Today, Congressman Howard L. Berman sent a letter to Secretary of State Hillary Clinton to urge the State Department to work with Congress to create a coherent strategy for ensuring that Americans victims of international terrorism receive just and appropriate compensation.
Full text of the letter is below:
The Honorable Hillary Clinton
Secretary of State
Department of State
Washington, D.C. 20520
Dear Madam Secretary:
For many years, I have been concerned that the United States lacks a coherent strategy for ensuring that American victims of international terrorism receive appropriate compensation.

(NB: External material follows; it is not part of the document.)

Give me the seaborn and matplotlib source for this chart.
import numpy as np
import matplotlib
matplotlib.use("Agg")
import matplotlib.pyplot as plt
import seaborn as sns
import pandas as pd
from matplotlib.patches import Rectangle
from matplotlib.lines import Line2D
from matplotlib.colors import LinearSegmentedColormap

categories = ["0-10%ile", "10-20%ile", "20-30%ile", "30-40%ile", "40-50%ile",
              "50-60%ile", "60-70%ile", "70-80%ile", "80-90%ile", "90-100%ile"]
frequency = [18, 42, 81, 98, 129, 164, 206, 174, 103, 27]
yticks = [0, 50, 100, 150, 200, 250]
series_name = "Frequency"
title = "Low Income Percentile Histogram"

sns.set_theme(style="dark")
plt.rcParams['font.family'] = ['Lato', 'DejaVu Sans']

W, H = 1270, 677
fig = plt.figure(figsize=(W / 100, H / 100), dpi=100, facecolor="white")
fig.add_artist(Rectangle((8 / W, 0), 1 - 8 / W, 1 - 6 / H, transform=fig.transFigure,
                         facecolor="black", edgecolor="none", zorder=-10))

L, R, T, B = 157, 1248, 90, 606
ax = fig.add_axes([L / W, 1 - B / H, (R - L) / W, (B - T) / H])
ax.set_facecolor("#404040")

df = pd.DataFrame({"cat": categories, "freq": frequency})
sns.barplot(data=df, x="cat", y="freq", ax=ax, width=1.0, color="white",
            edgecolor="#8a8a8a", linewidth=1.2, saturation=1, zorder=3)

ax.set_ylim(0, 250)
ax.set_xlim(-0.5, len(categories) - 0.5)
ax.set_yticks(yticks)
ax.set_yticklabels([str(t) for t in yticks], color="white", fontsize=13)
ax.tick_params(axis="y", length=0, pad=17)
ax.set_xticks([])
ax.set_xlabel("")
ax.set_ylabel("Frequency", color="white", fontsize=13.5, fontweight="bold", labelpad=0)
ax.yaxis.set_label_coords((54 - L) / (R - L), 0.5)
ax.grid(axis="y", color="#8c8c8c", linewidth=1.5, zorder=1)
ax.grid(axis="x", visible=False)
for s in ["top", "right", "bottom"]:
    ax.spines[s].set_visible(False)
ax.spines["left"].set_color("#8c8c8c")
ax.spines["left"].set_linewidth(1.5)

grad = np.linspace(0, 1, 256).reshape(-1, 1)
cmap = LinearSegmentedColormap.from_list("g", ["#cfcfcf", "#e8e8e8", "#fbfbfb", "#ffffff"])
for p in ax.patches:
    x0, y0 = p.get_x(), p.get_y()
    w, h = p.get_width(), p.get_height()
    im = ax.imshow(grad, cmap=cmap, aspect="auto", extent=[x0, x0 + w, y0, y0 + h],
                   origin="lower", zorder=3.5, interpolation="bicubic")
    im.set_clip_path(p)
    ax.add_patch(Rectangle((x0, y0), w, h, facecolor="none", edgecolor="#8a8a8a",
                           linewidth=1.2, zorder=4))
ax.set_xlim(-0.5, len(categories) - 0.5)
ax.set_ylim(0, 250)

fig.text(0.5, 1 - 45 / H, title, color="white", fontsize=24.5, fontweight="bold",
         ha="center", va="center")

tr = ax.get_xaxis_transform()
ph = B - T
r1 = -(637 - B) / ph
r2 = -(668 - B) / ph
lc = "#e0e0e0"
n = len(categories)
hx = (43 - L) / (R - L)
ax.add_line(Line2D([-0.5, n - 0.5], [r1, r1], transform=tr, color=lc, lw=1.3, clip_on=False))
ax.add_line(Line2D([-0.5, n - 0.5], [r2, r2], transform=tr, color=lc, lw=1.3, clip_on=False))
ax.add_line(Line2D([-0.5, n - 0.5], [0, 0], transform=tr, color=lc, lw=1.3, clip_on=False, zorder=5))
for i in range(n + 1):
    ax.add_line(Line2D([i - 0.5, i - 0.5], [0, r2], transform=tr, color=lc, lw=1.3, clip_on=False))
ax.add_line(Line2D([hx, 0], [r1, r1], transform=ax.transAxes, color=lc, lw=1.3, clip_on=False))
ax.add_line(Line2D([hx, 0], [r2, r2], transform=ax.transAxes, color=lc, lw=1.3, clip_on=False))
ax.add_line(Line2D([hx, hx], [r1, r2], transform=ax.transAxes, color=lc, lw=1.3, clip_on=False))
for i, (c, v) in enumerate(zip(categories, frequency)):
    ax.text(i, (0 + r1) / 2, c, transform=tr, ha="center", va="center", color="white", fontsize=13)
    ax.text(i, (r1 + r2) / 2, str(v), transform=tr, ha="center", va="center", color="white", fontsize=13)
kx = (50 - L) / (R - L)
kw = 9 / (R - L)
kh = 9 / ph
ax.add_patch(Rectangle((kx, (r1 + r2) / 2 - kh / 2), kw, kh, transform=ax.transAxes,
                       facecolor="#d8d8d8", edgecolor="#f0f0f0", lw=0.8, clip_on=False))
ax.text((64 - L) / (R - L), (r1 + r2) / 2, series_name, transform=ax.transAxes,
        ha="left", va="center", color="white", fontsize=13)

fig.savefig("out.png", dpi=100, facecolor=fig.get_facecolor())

The piecemeal approach by the U.S. Government has resulted in scattered agreements, some of which have failed to provide adequate compensation, resulted in unending litigation, or generated a competition for limited settlement funds.

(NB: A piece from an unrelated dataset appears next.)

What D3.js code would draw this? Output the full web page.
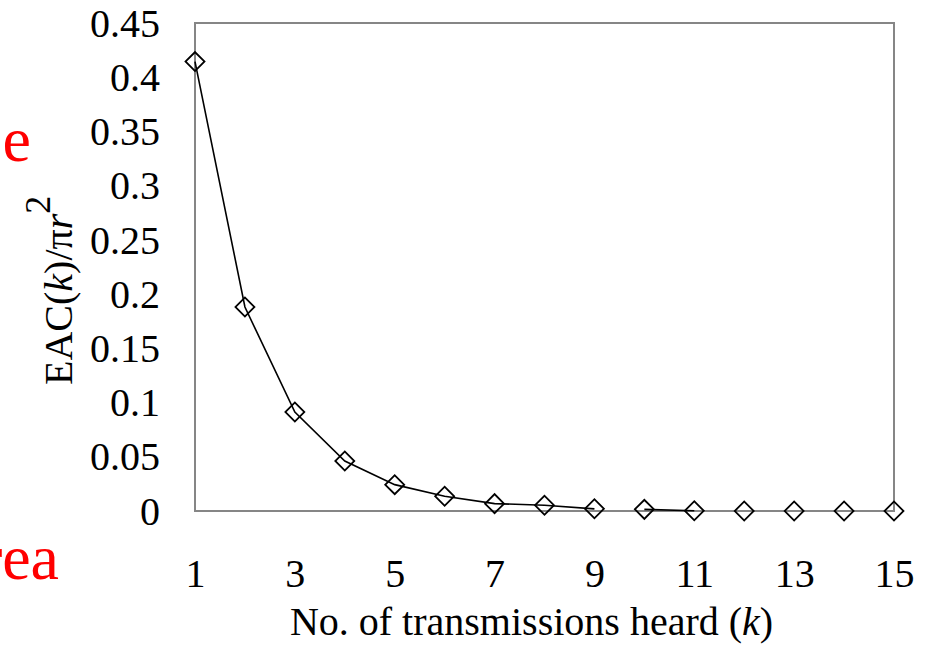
<!DOCTYPE html>
<html>
<head>
<meta charset="utf-8">
<script src="https://cdn.jsdelivr.net/npm/d3@7"></script>
<style>
  html, body { margin: 0; padding: 0; background: #fff; }
  svg { display: block; font-family: "Liberation Serif", "Times New Roman", serif; }
</style>
</head>
<body>
<svg id="chart" width="933" height="646"></svg>
<script>
// ---- data ----
const kValues = [1, 2, 3, 4, 5, 6, 7, 8, 9, 10, 11, 12, 13, 14, 15];
const eacValues = [0.4144, 0.1881, 0.0913, 0.0461, 0.0243, 0.0136, 0.0068, 0.0053, 0.0020, 0.0015, 0.0002, 0, 0, 0, 0];
const lineSegments = [[1, 9], [10, 11]];   // k ranges joined by the line
const xTicks = [1, 3, 5, 7, 9, 11, 13, 15];
const yTicks = [0, 0.05, 0.1, 0.15, 0.2, 0.25, 0.3, 0.35, 0.4, 0.45];
const xTitle = "No. of transmissions heard (";
const sideTextTop = "e";
const sideTextBottom = "rea";

// ---- layout ----
const svg = d3.select("#chart");
const mLeft = 195, mRight = 894, mTop = 23, mBottom = 511;
const serif = "'Liberation Serif', 'Times New Roman', serif";

const x = d3.scaleLinear().domain([1, 15]).range([mLeft, mRight]);
const y = d3.scaleLinear().domain([0, 0.45]).range([mBottom, mTop]);

const points = kValues.map((k, i) => ({ k, v: eacValues[i] }));

// frame
svg.append("rect")
  .attr("x", mLeft).attr("y", mTop)
  .attr("width", mRight - mLeft).attr("height", mBottom - mTop)
  .attr("fill", "none").attr("stroke", "#868686").attr("stroke-width", 2);

// y axis labels
const yAxis = d3.axisLeft(y).tickValues(yTicks).tickSize(0).tickPadding(35)
  .tickFormat(d => String(+d.toFixed(2)));
const yG = svg.append("g").attr("transform", `translate(${mLeft},0)`).call(yAxis)
  .attr("font-family", serif);
yG.select(".domain").remove();
yG.selectAll("text")
  .attr("font-family", serif)
  .attr("font-size", 40).attr("fill", "#000").attr("dy", "0.33em");

// x axis labels
const xAxis = d3.axisBottom(x).tickValues(xTicks).tickSize(0).tickPadding(0)
  .tickFormat(d3.format("d"));
const xG = svg.append("g").attr("transform", `translate(0,${mBottom})`).call(xAxis)
  .attr("font-family", serif);
xG.select(".domain").remove();
xG.selectAll("text")
  .attr("font-family", serif)
  .attr("font-size", 40).attr("fill", "#000").attr("dy", null).attr("y", 76);

// line
const line = d3.line().x(d => x(d.k)).y(d => y(d.v));
lineSegments.forEach(([a, b]) => {
  svg.append("path")
    .datum(points.filter(p => p.k >= a && p.k <= b))
    .attr("d", line)
    .attr("fill", "none").attr("stroke", "#000").attr("stroke-width", 1.6);
});

// diamond markers
const sym = d3.symbol().type(d3.symbolSquare).size(180);
svg.append("g").selectAll("path")
  .data(points).join("path")
  .attr("d", sym)
  .attr("transform", d => `translate(${x(d.k)},${y(d.v)}) rotate(45)`)
  .attr("fill", "none").attr("stroke", "#000").attr("stroke-width", 1.8);

// x title
const xt = svg.append("text")
  .attr("x", (mLeft + mRight) / 2 - 13).attr("y", 635)
  .attr("font-family", serif)
  .attr("text-anchor", "middle").attr("font-size", 40).attr("fill", "#000");
xt.append("tspan").text(xTitle);
xt.append("tspan").attr("font-style", "italic").text("k");
xt.append("tspan").text(")");

// y title
const yt = svg.append("text")
  .attr("transform", "translate(72,385) rotate(-90)")
  .attr("font-family", serif)
  .attr("text-anchor", "start").attr("font-size", 40).attr("fill", "#000");
yt.append("tspan").text("EAC(");
yt.append("tspan").attr("font-style", "italic").text("k");
yt.append("tspan").text(")/π");
yt.append("tspan").attr("font-style", "italic").text("r");
yt.append("tspan").attr("font-size", 36).attr("dy", -22).text("2");

// red side texts (cut off at left edge)
svg.append("text").attr("x", 31).attr("y", 161)
  .attr("font-family", serif)
  .attr("text-anchor", "end").attr("font-size", 64).attr("fill", "#ff0000")
  .text(sideTextTop);
svg.append("text").attr("x", 59).attr("y", 579)
  .attr("font-family", serif)
  .attr("text-anchor", "end").attr("font-size", 64).attr("fill", "#ff0000")
  .text(sideTextBottom);
</script>
</body>
</html>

To help address this problem, I included a provision (Section 115) in the Comprehensive Iran Sanctions and Divestment Act of 2010 (P.L. 111-195) that required the President to submit a report to Congress on equitable methods for providing such compensation. That report -- which was submitted in January -- explains the many complexities associated with compensating victims of terrorism, but fails to provide a roadmap to improve the process.
The most recent reports on the Libyan Claims Settlement program underscore the need for a cohesive strategy. The 2008 bilateral settlement with the then-Libyan government may not have provided for adequate funds to fully cover the subsequent claims settlements adjudicated by the Foreign Claims Settlement Commission and paid by the Treasury Department, all pursuant to agreements by those agencies with the State Department. As a result, some claimants face the prospect of receiving favorable consideration by the Commission, but payments of only a portion of the Commission's recommended awards.
In addition to the outstanding Libya cases, there are many U.S. victims of terrorism who have yet to be made whole and continue to suffer as the result, including victims of Palestinian terror; the bombing victims of the 1998 al Qaeda attacks in Kenya and Tanzania; Iran hostage victims; Iraq "human shields;" 1984 Beirut bombing victims; and many others.
Developing a comprehensive terrorism compensation policy is a difficult issue for which there are no easy solutions. Nonetheless, the complexities should not be allowed to remain an obstacle to working together on a comprehensive solution. I urge the Department to work with Congress in fashioning such a solution to end the march of victims who come to Congress as a last resort and who have no other means of compensation.